Post-processing

Our framework provides tools for effective data post-processing for its re-usability and a possibility to build powerful models on it. PLASM, which aims to alleviate the acquisition-successor mismatch problem and allow to build a model of an arbitrary type using the labeled data without performance degradation, is implemented in post_processing/pipeline_plasm. It uses the config cls_plasm / ner_plasm (from `jupyterlab_demo/configs). A brief explanation of the config structure:

  • pseudo-labeling model parameters are contained in the key labeling_model;

  • successor model parameters are contained in the key successor_model;

  • post-processing options are contained in the key post_processing:

    • label_smoothing: str / float / None, a parameter for label smoothing (LS) for pseudo-labeled instances. Accepts several options:
      • “adaptive”: LS value equals the quality of the labeling model on the validation data.

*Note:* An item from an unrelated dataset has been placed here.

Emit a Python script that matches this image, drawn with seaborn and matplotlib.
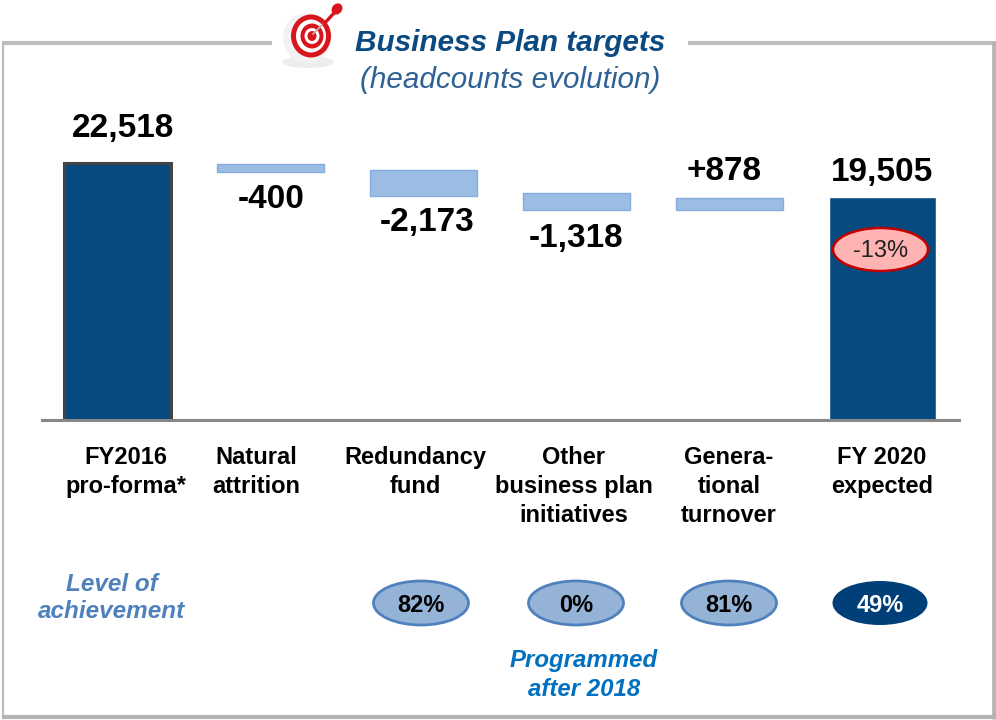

      • float, 0 < value < 1: absolute value of label smoothing

      • None (default): no label smoothing is used

    • labeled_weight: int / float, weight for the labeled-by-human data. 1 < value < +inf

    • use_subsample_for_pl: int / float / None, the size of the subsample used for pseudo-labeling (float means taking the share of the unlabeled data). None means that no subsampling is used.

    • uncertainty_threshold: float / None, the value of the threshold for filtering by uncertainty. If None, no filtering by uncertainty is used.

    • filter_by_quantile: bool, only used for classification, ignored if uncertainty_threshold is None. If True, uncertainty_threshold most uncertain instances are filtered. Otherwise, all instances whose (1 - max_prob) < uncertainty_threshold are filtered.

    • tracin:
      • use: bool, whether to use TracIn for filtering

      • max_num_processes: int, value > 0, maximum number of processes per one GPU

      • quantile: str / float (0 < value < 1), share of unlabeled data instances to filter using the TracIn score.

      • num_model_checkpoints: int, value > 0, how many model checkpoints to save and use for TracIn.

      • nu: float / int, value for TracIn algorithm.